Are VLMs not Enough?

Documents come in very diverse formats, varied across industries and use cases. While VLLMs are improving quickly, they are still not good enough to turn any kind of document from image to structured data in one shot. For tables and charts, accuracy is paramount, and missing one digit or a cell entry shifted by one column can critically change the content. These are very common problems in VLMs that claim to have solved OCR (try it yourself!) A much better solution is to break the problem into multiple stages that can be handled by specialized modules, some leveraging VLMs. It leads to higher accuracy, better handling of edge cases, and often cheaper and faster pipelines.

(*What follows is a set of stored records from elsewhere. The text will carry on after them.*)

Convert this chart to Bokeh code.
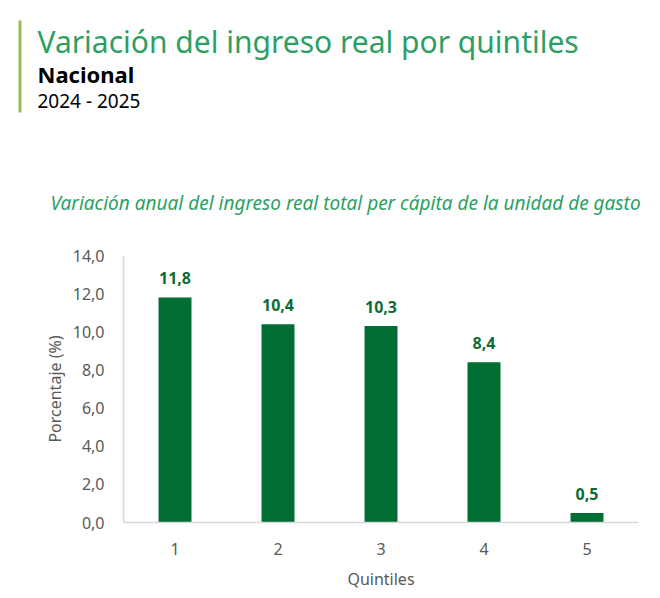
from bokeh.core.properties import value
from bokeh.embed import file_html
from bokeh.layouts import column
from bokeh.models import (ColumnDataSource, CustomJSTickFormatter, FactorRange, FixedTicker,
                          Label, LabelSet, Range1d)
from bokeh.plotting import figure
from bokeh.resources import INLINE

# data
quintiles = ["1", "2", "3", "4", "5"]
variation = [11.8, 10.4, 10.3, 8.4, 0.5]
y_ticks = [0, 2, 4, 6, 8, 10, 12, 14]

TITLE = "Variación del ingreso real por quintiles"
REGION = "Nacional"
PERIOD = "2024 - 2025"
SUBTITLE = "Variación anual del ingreso real total per cápita de la unidad de gasto"

FONT = "Noto Sans"
GREEN_BAR = "#006e33"
GREEN_TEXT = "#2e9f63"
GREY = "#595959"

# header: a bare figure in pixel coordinates (y grows downwards)
head = figure(width=660, height=230, x_range=Range1d(0, 660), y_range=Range1d(230, 0),
              output_backend="svg", toolbar_location=None, tools="",
              x_axis_location=None, y_axis_location=None, min_border=0)
head.frame_align = False
head.outline_line_color = None
head.grid.visible = False

head.quad(left=[18], right=[21], top=[20], bottom=[112], fill_color="#9bbb59", line_color=None)
head.add_layout(Label(x=37, y=41, text=TITLE, text_baseline="alphabetic", text_font=FONT,
                      text_font_size="30px", text_color=GREEN_TEXT))
head.add_layout(Label(x=37, y=73, text=REGION, text_baseline="alphabetic", text_font=FONT,
                      text_font_size="22px", text_font_style="bold", text_color="black"))
head.add_layout(Label(x=37, y=100, text=PERIOD, text_baseline="alphabetic", text_font=FONT,
                      text_font_size="19px", text_color="black"))
head.add_layout(Label(x=345, y=202, text=SUBTITLE, text_align="center", text_baseline="alphabetic",
                      text_font=FONT, text_font_size="19px", text_font_style="italic",
                      text_color=GREEN_TEXT))

# bar chart
source = ColumnDataSource(data=dict(
    x=quintiles,
    y=variation,
    label=[f"{v:.1f}".replace(".", ",") for v in variation],
))

p = figure(width=660, height=368, x_range=FactorRange(*quintiles), y_range=Range1d(0, 14),
           output_backend="svg", toolbar_location=None, tools="",
           min_border_left=123, min_border_right=22, min_border_top=25, min_border_bottom=76)
p.frame_align = False
p.outline_line_color = None
p.grid.visible = False

p.vbar(x="x", top="y", width=0.32, source=source, fill_color=GREEN_BAR, line_color=None)

p.add_layout(LabelSet(x="x", y="y", text="label", source=source, y_offset=13,
                      text_align="center", text_baseline="alphabetic",
                      text_font=value(FONT), text_font_size=value("16px"),
                      text_font_style=value("bold"), text_color=value("#0b6e35")))

for ax in (p.xaxis, p.yaxis):
    ax.axis_line_color = "#d9d9d9"
    ax.axis_line_width = 1.5
    ax.major_tick_line_color = None
    ax.major_tick_out = 0
    ax.major_tick_in = 0
    ax.minor_tick_line_color = None
    ax.major_label_text_font = FONT
    ax.major_label_text_font_size = "16px"
    ax.major_label_text_color = GREY
    ax.axis_label_text_font = FONT
    ax.axis_label_text_font_size = "16px"
    ax.axis_label_text_font_style = "normal"
    ax.axis_label_text_color = GREY

p.yaxis.ticker = FixedTicker(ticks=y_ticks)
p.yaxis.formatter = CustomJSTickFormatter(code="return tick.toFixed(1).replace('.', ',');")
p.yaxis.major_label_standoff = 19
p.yaxis.axis_label = "Porcentaje (%)"
p.yaxis.axis_label_standoff = 4

p.xaxis.major_label_standoff = 20
p.xaxis.axis_label = "Quintiles"
p.xaxis.axis_label_standoff = 10

layout = column(head, p, spacing=0)

open("out.html", "w").write(file_html(layout, INLINE))
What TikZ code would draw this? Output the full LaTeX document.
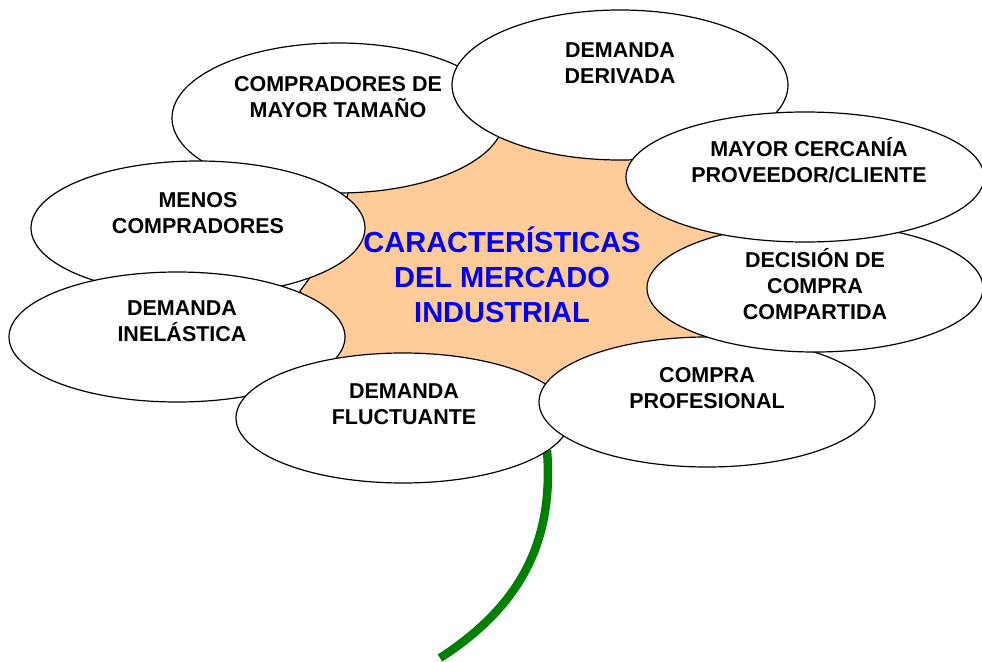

Document Ingestion Pipeline

Layout Analysis

The first stage of document processing is layout analysis. The goal of layout analysis is to identify bounding boxes within a page of a document for different semantic sections. For example, a page with table, a chart and paragraphs and a footer, need to be recognized as different elements. Layout analysis outputs a series of bounding box coordinates containing these elements. Note that the requirements for layout analysis can be different depending on the downstream purposes. For example, a formula within a paragraph can be either detected to be part of a paragraph, or as a separate element.

Read Order Detection

A step that is subtle but needed is read order detection. For a two-column page for example, a simple vertical and horizontal sweep will not cut it. The detected elements need to be re-ordered if knowing their relations in the context of the page is important. Depending on the use case, this step can be skipped.

Content Extraction

In many use cases, once the different elements are detected, they need to be converted from images to text. For example, the image of a table is not useful unless it can be converted to tabular format. The goal of this stage is to turn the elements identified in the previous stages into text. For the image of a text paragraph in a scanned document, an OCR model can be used. There are good specialized models for handwriting recognition. For flowcharts, a specialized VLM may be needed to convert them to a domain-specific-language (DSL). Natural images may be kept as images, or can be captioned into text which is helpful for buidling search systems later.

Final Processing

As the final step, the outputs from the previous stages may be re-formatted to suit downstream use cases. For example, you may want to aggregate information from multiple tables into a single JSON output. Perhaps you’re looking to keep only specific paragraphs that mention specific topics, etc.